**Task to carry out**: Output the full listing below exactly, without the pictures.

**Information supplied**:
== == ==

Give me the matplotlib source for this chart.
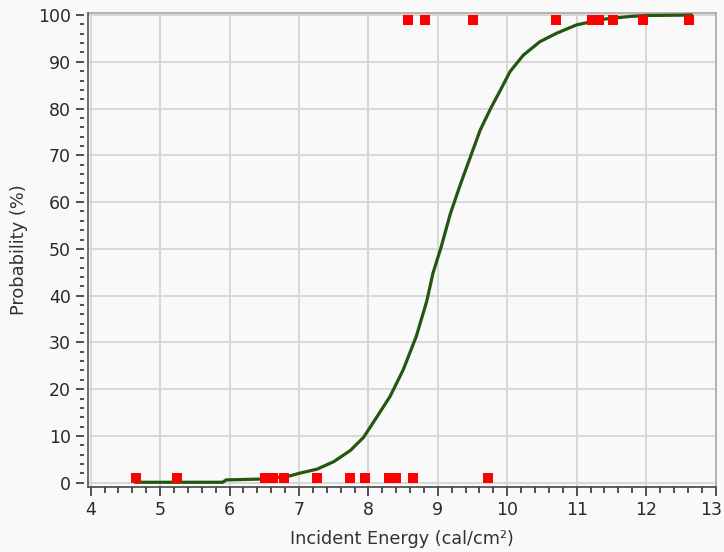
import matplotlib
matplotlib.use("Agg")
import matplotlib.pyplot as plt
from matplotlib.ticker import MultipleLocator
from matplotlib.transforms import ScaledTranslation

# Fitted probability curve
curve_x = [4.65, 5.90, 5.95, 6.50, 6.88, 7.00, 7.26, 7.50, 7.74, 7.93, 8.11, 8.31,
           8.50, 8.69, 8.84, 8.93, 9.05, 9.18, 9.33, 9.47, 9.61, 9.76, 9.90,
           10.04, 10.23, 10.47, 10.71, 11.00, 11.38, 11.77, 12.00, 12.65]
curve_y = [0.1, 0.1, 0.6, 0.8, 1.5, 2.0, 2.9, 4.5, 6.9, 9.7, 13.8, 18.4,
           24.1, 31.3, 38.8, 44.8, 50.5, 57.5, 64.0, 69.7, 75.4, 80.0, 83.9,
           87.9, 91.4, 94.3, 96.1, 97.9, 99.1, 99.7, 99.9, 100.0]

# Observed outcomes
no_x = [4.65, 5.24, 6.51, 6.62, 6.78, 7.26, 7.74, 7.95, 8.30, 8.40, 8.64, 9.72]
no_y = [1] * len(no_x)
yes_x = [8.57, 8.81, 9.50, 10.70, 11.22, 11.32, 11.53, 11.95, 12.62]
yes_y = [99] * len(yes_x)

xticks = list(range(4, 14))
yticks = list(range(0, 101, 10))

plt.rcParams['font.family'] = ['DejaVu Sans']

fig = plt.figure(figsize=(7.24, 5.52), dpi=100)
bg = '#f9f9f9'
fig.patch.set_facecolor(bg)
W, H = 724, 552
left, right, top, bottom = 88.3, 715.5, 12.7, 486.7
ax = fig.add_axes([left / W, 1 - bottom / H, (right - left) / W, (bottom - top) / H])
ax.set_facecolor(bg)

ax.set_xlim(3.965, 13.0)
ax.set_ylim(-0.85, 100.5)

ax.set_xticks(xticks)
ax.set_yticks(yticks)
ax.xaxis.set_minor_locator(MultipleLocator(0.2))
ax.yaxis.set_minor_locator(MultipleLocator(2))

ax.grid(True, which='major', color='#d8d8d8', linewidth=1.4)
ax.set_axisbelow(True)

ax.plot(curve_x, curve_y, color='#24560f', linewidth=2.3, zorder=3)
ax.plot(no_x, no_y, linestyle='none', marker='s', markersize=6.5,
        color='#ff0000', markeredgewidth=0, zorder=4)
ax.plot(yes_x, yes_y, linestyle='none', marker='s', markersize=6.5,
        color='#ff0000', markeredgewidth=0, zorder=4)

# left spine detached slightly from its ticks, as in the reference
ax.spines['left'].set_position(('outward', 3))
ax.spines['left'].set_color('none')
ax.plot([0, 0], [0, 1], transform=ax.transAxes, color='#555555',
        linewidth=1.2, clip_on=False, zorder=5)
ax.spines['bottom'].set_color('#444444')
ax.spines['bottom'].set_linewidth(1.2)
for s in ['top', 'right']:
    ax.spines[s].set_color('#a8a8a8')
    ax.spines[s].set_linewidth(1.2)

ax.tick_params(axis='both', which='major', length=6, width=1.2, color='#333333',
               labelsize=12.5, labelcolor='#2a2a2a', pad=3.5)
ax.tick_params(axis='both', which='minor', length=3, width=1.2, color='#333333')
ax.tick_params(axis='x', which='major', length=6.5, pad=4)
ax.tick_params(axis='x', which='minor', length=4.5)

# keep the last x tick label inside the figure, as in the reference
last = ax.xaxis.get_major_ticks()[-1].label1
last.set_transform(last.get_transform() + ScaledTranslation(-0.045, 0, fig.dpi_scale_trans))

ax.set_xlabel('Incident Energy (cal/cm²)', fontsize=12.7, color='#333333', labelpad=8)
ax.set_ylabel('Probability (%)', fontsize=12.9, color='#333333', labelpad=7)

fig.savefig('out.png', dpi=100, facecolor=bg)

== == ==

**The completed task**:
Give me the matplotlib source for this chart.
import matplotlib
matplotlib.use("Agg")
import matplotlib.pyplot as plt
from matplotlib.ticker import MultipleLocator
from matplotlib.transforms import ScaledTranslation

# Fitted probability curve
curve_x = [4.65, 5.90, 5.95, 6.50, 6.88, 7.00, 7.26, 7.50, 7.74, 7.93, 8.11, 8.31,
           8.50, 8.69, 8.84, 8.93, 9.05, 9.18, 9.33, 9.47, 9.61, 9.76, 9.90,
           10.04, 10.23, 10.47, 10.71, 11.00, 11.38, 11.77, 12.00, 12.65]
curve_y = [0.1, 0.1, 0.6, 0.8, 1.5, 2.0, 2.9, 4.5, 6.9, 9.7, 13.8, 18.4,
           24.1, 31.3, 38.8, 44.8, 50.5, 57.5, 64.0, 69.7, 75.4, 80.0, 83.9,
           87.9, 91.4, 94.3, 96.1, 97.9, 99.1, 99.7, 99.9, 100.0]

# Observed outcomes
no_x = [4.65, 5.24, 6.51, 6.62, 6.78, 7.26, 7.74, 7.95, 8.30, 8.40, 8.64, 9.72]
no_y = [1] * len(no_x)
yes_x = [8.57, 8.81, 9.50, 10.70, 11.22, 11.32, 11.53, 11.95, 12.62]
yes_y = [99] * len(yes_x)

xticks = list(range(4, 14))
yticks = list(range(0, 101, 10))

plt.rcParams['font.family'] = ['DejaVu Sans']

fig = plt.figure(figsize=(7.24, 5.52), dpi=100)
bg = '#f9f9f9'
fig.patch.set_facecolor(bg)
W, H = 724, 552
left, right, top, bottom = 88.3, 715.5, 12.7, 486.7
ax = fig.add_axes([left / W, 1 - bottom / H, (right - left) / W, (bottom - top) / H])
ax.set_facecolor(bg)

ax.set_xlim(3.965, 13.0)
ax.set_ylim(-0.85, 100.5)

ax.set_xticks(xticks)
ax.set_yticks(yticks)
ax.xaxis.set_minor_locator(MultipleLocator(0.2))
ax.yaxis.set_minor_locator(MultipleLocator(2))

ax.grid(True, which='major', color='#d8d8d8', linewidth=1.4)
ax.set_axisbelow(True)

ax.plot(curve_x, curve_y, color='#24560f', linewidth=2.3, zorder=3)
ax.plot(no_x, no_y, linestyle='none', marker='s', markersize=6.5,
        color='#ff0000', markeredgewidth=0, zorder=4)
ax.plot(yes_x, yes_y, linestyle='none', marker='s', markersize=6.5,
        color='#ff0000', markeredgewidth=0, zorder=4)

# left spine detached slightly from its ticks, as in the reference
ax.spines['left'].set_position(('outward', 3))
ax.spines['left'].set_color('none')
ax.plot([0, 0], [0, 1], transform=ax.transAxes, color='#555555',
        linewidth=1.2, clip_on=False, zorder=5)
ax.spines['bottom'].set_color('#444444')
ax.spines['bottom'].set_linewidth(1.2)
for s in ['top', 'right']:
    ax.spines[s].set_color('#a8a8a8')
    ax.spines[s].set_linewidth(1.2)

ax.tick_params(axis='both', which='major', length=6, width=1.2, color='#333333',
               labelsize=12.5, labelcolor='#2a2a2a', pad=3.5)
ax.tick_params(axis='both', which='minor', length=3, width=1.2, color='#333333')
ax.tick_params(axis='x', which='major', length=6.5, pad=4)
ax.tick_params(axis='x', which='minor', length=4.5)

# keep the last x tick label inside the figure, as in the reference
last = ax.xaxis.get_major_ticks()[-1].label1
last.set_transform(last.get_transform() + ScaledTranslation(-0.045, 0, fig.dpi_scale_trans))

ax.set_xlabel('Incident Energy (cal/cm²)', fontsize=12.7, color='#333333', labelpad=8)
ax.set_ylabel('Probability (%)', fontsize=12.9, color='#333333', labelpad=7)

fig.savefig('out.png', dpi=100, facecolor=bg)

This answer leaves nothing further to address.